In a night of February 2002, in my home in a medieval village close to Rome, the inspiration arrived. Game mechanics were noted on a leftover of paper taken from the basket near my fireplace. Some decks of blank cards that I got as a gift from Carta Mundi for my prototypes were grabbed. With a few felt pens of different colors the first two rough airplanes, a Sopwith Camel and a red Fokker Dr.I, were drawn, and their manoeuvre decks too. At sunrise, the prototype was ready.
After the first game session against Pier Giorgio, we started editing it looking for more elegance. The game seemed to work well. Since it was so simple we imagined it as a little cheap game, sold in packages of 66 cards and a piece of string, each package with different planes and their specific manoeuvres.
I involved Dario Calì too, a professional illustrator that I knew him in 1993: he had drawn a comic with a detective quiz for some game pages I did for a famed weekly magazine. After that we worked together on many games, game magazines and books. One was La Squadriglia degli Assi, a classical hex-grid war-boardgame I designed with aviation historian Gregory Alegi for the magazine of the Italian Air Force Ministry: The landscape of the map has been later used as the background for Wings of War cards. With him, we made a more professional prototype to be shown around. It included both World War 1 and World War 2 planes, to leave the would-be publisher the choice of the best setting depending also on its specific national markets. Working titles were Cockades & Crosses and World War Wings.
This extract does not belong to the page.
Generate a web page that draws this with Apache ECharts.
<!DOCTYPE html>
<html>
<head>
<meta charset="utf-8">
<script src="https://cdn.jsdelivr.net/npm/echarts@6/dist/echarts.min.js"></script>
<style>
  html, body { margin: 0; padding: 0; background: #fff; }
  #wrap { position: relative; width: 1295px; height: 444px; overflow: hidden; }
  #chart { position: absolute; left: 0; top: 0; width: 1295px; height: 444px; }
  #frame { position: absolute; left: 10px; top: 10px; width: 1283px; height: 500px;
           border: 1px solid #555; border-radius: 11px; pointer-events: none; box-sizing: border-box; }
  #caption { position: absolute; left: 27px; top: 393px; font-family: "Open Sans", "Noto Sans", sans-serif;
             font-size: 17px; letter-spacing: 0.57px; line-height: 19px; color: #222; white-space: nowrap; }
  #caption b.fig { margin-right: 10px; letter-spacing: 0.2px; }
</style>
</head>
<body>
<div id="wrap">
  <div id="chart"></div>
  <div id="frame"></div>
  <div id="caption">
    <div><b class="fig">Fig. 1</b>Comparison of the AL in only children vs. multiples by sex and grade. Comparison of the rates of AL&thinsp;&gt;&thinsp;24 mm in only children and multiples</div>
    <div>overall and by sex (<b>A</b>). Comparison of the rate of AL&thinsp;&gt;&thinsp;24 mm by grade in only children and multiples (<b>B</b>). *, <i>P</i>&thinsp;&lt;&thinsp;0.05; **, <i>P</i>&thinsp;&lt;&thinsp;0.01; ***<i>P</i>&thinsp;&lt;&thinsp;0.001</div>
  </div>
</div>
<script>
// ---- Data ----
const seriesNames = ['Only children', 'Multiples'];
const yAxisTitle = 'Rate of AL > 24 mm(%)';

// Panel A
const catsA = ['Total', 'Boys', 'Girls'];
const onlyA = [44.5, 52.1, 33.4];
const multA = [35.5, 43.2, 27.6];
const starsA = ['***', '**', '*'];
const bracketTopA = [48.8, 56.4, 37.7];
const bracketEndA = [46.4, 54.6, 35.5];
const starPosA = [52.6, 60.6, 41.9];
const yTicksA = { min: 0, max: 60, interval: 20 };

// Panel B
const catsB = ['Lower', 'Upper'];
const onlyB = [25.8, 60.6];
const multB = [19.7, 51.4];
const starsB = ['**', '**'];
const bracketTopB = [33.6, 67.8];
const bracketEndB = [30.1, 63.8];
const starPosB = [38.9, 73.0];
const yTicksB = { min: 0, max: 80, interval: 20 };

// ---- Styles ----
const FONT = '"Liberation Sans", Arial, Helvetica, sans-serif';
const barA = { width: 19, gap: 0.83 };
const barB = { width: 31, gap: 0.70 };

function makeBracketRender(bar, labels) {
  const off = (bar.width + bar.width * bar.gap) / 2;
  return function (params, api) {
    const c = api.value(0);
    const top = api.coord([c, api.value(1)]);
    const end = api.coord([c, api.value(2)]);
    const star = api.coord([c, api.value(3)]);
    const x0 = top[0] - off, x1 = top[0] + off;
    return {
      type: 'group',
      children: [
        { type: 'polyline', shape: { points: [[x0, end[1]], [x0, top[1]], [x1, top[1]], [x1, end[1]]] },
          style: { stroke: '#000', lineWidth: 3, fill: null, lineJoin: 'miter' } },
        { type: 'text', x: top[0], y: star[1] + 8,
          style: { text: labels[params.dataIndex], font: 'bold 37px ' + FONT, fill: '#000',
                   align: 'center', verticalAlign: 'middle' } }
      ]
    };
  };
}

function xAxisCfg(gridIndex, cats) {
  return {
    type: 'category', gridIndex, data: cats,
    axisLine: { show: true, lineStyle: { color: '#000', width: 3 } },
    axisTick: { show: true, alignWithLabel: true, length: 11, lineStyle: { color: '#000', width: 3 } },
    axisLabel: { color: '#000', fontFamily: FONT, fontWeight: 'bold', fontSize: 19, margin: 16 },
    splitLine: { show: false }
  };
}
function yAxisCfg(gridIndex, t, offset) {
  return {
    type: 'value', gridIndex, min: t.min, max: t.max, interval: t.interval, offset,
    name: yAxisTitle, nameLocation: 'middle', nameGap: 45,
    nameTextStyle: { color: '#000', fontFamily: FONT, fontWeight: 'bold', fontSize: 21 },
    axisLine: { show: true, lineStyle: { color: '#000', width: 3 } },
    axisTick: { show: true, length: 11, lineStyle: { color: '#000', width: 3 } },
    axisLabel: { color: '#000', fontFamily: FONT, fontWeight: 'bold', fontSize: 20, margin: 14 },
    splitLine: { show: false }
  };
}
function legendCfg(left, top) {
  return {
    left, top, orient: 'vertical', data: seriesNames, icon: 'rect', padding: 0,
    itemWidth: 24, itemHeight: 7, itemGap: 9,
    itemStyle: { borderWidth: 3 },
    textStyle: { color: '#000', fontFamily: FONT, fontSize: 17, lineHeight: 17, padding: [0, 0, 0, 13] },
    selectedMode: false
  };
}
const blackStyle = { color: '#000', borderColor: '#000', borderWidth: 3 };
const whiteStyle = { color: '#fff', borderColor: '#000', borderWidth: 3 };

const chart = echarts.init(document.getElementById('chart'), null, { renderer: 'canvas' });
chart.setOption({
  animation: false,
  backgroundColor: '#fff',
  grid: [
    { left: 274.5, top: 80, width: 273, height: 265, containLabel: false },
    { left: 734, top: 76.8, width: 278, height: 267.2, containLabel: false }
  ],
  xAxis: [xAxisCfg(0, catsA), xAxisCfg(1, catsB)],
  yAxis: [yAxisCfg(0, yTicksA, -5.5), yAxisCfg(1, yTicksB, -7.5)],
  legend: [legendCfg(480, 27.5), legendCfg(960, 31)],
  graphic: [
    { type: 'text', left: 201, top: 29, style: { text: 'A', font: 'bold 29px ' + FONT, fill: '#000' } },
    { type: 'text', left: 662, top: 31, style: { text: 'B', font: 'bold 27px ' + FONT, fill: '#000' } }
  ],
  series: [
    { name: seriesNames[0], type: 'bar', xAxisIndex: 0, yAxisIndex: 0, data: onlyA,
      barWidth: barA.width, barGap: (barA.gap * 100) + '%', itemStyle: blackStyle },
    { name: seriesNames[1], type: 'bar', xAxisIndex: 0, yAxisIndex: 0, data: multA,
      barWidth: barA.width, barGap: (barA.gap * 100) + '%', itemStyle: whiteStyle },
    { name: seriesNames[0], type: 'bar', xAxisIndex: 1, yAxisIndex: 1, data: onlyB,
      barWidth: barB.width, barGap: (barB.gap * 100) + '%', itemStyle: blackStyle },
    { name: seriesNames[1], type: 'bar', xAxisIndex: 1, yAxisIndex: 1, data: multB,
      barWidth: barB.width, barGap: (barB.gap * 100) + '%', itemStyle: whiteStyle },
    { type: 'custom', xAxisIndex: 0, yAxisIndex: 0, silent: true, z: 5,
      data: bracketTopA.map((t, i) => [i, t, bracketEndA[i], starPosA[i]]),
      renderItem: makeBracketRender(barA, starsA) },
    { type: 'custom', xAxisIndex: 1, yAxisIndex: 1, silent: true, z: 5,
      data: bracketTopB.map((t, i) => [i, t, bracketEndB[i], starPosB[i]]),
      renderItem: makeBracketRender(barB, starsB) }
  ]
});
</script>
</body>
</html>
As a first possible publisher I contacted Roberto Di Meglio from Nexus Editrice: their X-bugs, later Micro Mutants, was then a pioneer in the conquest of world markets by Italian firms and designers, having had several different foreign editions. X-Bugs was a serial game based on a collection of different game sets, the same marketing model that we had in mind. Roberto liked WoW and brought it to the GAMA trade show, where several foreign publishers showed interest. The very first offer we received was anyway turned down - A US publisher offered us 500 dollars as a flat fee for all the rights for the whole line for several years! To be shared between Nexus, two designers and the taxes for the Italian state...
But several more serious firms showed appreciation. Contacts were slow anyway, and in the end Nexus decided to go alone and sew what would happen. So on the 11th of March, 2004, the first copies reached the Italian shops. It has been an immediate success and foreign distributors immediately queued to get licenses for their languages.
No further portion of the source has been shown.